Making everything wide in hopes of increasing the stereo effect can be tempting, but you shouldn’t discredit the magic of mono.
Centered mono sounds will be clearer and more solid, and they also make the wide stuff sound bigger and even wider in comparison. They will also be mono compatible - played back flawlessly on mono speakers, while stereo and panned sounds often get phase issues or dips in volume. You might think that it doesn’t matter, but mono speakers are actually very common in devices like phones and Bluetooth speakers.
A rule of thumb is to leave the kick, snare, bass, and leads narrowly in the middle, while instruments like piano, pads, and guitars can be wider. That said, there are plenty of successful examples that break this rule, so as always, feel free to experiment!
The easiest way to make your mix wider is to pan the different instruments left and right. Knowing that the difference between the left and right channels is what makes something sound wide, we can maximize the width.
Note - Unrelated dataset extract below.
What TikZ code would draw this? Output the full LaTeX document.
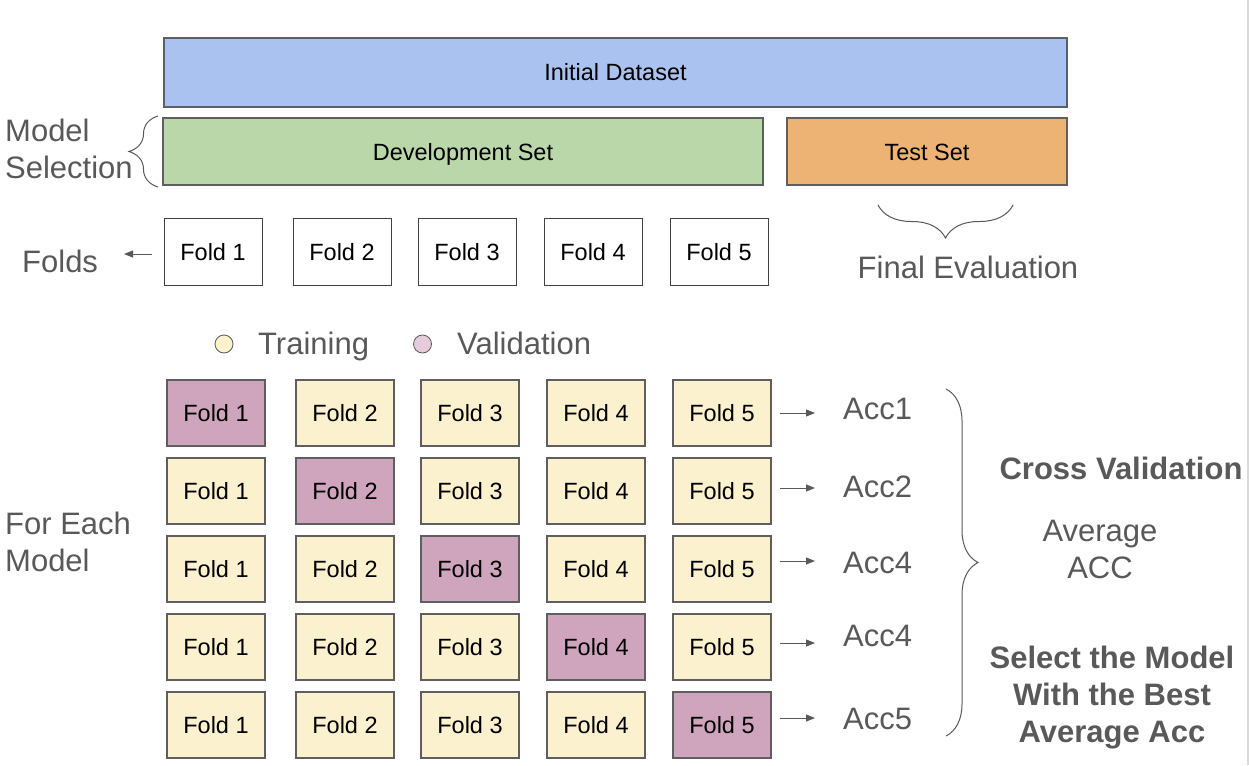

If you take parts that have different rhythms, harmony, and character and pan them to opposite sides, it will create the largest effect. If you pan them 100% to the left and right, you will get the most width possible. However, the further you pan the sides signals, the quieter it will be when played in mono.
A common recording technique for guitars and background vocals is called double-tracking. This is when you record the exact same part twice and pan them left and right. This works because humans can’t play or sing something exactly the same way twice. There will always be subtle differences in timing, pitch, and character that separate the left and right sides.
If you’re working with virtual instruments, you can simply duplicate the channel and switch out the sound for something similar, but different. You could also record the MIDI twice to get digital double-tracking.
Some synths also have unison and spread functions. This is when you double up the synth voices however many times you want and detune them slightly from each other. These voices can then be spread out or panned for width.
The Haas Effect
If you want to widen something that’s in mono and you have nothing to double it with, a solution is to use the Haas Effect. This is when you delay the signal of the left or right channel slightly, by 40 milliseconds or less.
This creates enough of a difference between the left and right channels to make it sound wide. It will still sound like one audio source because the delay isn’t long enough for the brain to distinguish it as a delay.
You can get this effect by adding a delay and setting it to free. Then, set either the left or right time to 1 millisecond (the shortest possible) and the other side to somewhere between 5 and 40 milliseconds. Adjust the time to where it sounds best. For short and snappy sounds, a shorter delay usually sounds better, while a longer delay suits long and sustained sounds. Also, make sure there is no filtering or feedback, and that the wet is all the way up and the dry all the way down, so you only hear the clean delayed signals.
Reverb and Delay
To keep the stability of a mono signal, but surround it with some stereo goodness, you can add reverb and delay. Obviously, this will not only add width but also atmosphere and a sense of space. If that’s what you want, you can kill two birds with one stone – just make sure the width is turned up on the reverb and that the left and the right time of the delay have different values, to get a wide stereo spread on the echoes.
With the tremolo effect, you can get automatic panning across the stereo field. The result is that it sounds like it’s spinning around your head. This is something you should use sparingly to add a little more interest and liveliness to the stereo image. Do it too much and it will just be distracting and chaotic.